Other aspects may alter one’s taste and if it’s not judgment, the other factor is sensibility. Where judgment is the knowledge of an external object, sensibility refers to the natural faculties (22). Some people will have low sensibilities, living in a kind of lethargic clouded state that they can hardly be said to be in touch with this external world. Their sensibilities are blunted which makes them unmoved by most sensory experiences. On the opposite end, some have indulged so thoroughly in certain senses that they’ve blunted themselves to the delicacies of senses. It is much like an individual who listens to incredibly loud music such that it deafens them to quieter more nuanced sounds (23). Thus, seeming differences in taste are merely differences in sensibility and knowledge but not of the underlying principles.
There are a few other considerations which Burke gives to taste. First, any defect of judgment comes from having too little knowledge of the object in question, not from any inherent lack of principles by which a thing is judged to be good (23). This furthermore means that an individual’s judgment is improved by the study of the object in question and that those related faculties are not inherently strong or weak (25-6). Finally, though those of strong sensibility and weak judgment have a pure enjoyment of most things due to their ignorance to defects, debates of taste should ultimately be resolved by the person with greater judgment as their knowledge of a thing’s adherence to common principles is more accurate (24, 20-1).

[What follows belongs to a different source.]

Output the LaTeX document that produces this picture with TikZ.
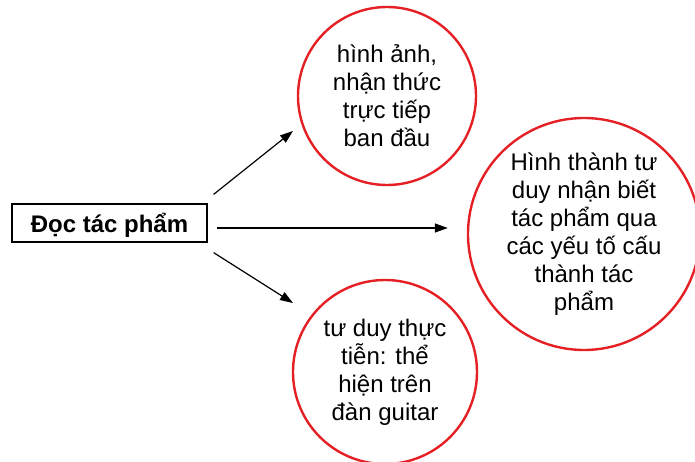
\documentclass[tikz,border=0pt]{standalone}
\usepackage{fontspec}
\setmainfont{Liberation Sans}
\usetikzlibrary{calc,arrows.meta}
\definecolor{cred}{RGB}{228,32,36}
\begin{document}
\begin{tikzpicture}[x=1pt,y=-1pt,
  circ/.style={circle, draw=cred, line width=2.4pt, inner sep=0pt, align=center,
    font=\fontsize{24}{28}\selectfont},
  mainbox/.style={draw, line width=1.2pt, minimum width=195pt, minimum height=38pt,
    inner sep=0pt, text height=22pt, text depth=2pt, font=\bfseries\fontsize{24}{26}\selectfont},
  arr/.style={line width=1.2pt, -{Triangle[length=13pt,width=9pt]}}]
\useasboundingbox (0,0) rectangle (695,462);
\node[mainbox] (box) at (109.5,223) {Đọc tác phẩm};
\node[circ, minimum size=178pt] (top) at (387,96) {hình ảnh,\\nhận thức\\trực tiếp\\ban đầu};
\node[circ, minimum size=232pt] (right) at (584,234) {Hình thành tư\\duy nhận biết\\tác phẩm qua\\các yếu tố cấu\\thành tác\\phẩm};
\node[circ, minimum size=184pt] (bot) at (385,372) {tư duy thực\\tiễn: thể\\hiện trên\\đàn guitar};
\draw[arr] ($(box.north east)+(6,-9)$) -- ($(top.center)+(-94,35)$);
\draw[arr] ($(box.east)+(9,5)$) -- ($(right.west)+(-19,-6)$);
\draw[arr] ($(box.south east)+(6,10)$) -- ($(bot.center)+(-92,-69)$);
\end{tikzpicture}
\end{document}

Altogether, Burke’s arguments in this essay attempt to pave the way for his main aesthetic treatise which aims to categorize and methodize the principles of taste he alludes to here. The work is founded on the position that those principles of taste are common among all humans given our similar sense faculties and our common agreement among the pleasures or pains of certain sensory experiences. Imagination, which is a creative tracing of resemblances between external objects, and judgment, which is the critical finding of differences between external objects, is reducible to sensory input and therefore the same principles apply. Any apparent differences in taste arise from acquired inclinations toward some objects based on their benefits (in sense), greater or lesser knowledge of an object (in judgment), or lower or stronger awareness of the external world which is called sensibility (in judgment). Under scrutiny, all apparent differences are reducible to the same principles with the same experiences of pleasure and pain. Thus, reasoning on shared principles of taste among such works of art, literature, music, and so on, are fruitful. This is the underlying set of arguments which upholds his later ideas on the sublime and the beautiful.
Burke, Edmund. On Taste, On the Sublime and Beautiful, Reflections on the French Revolution, A Letter to a Noble Lord. Edited by Charles W. Eliot. Harvard Classics. New York: P. F. Collier & Son Corporation, 1965.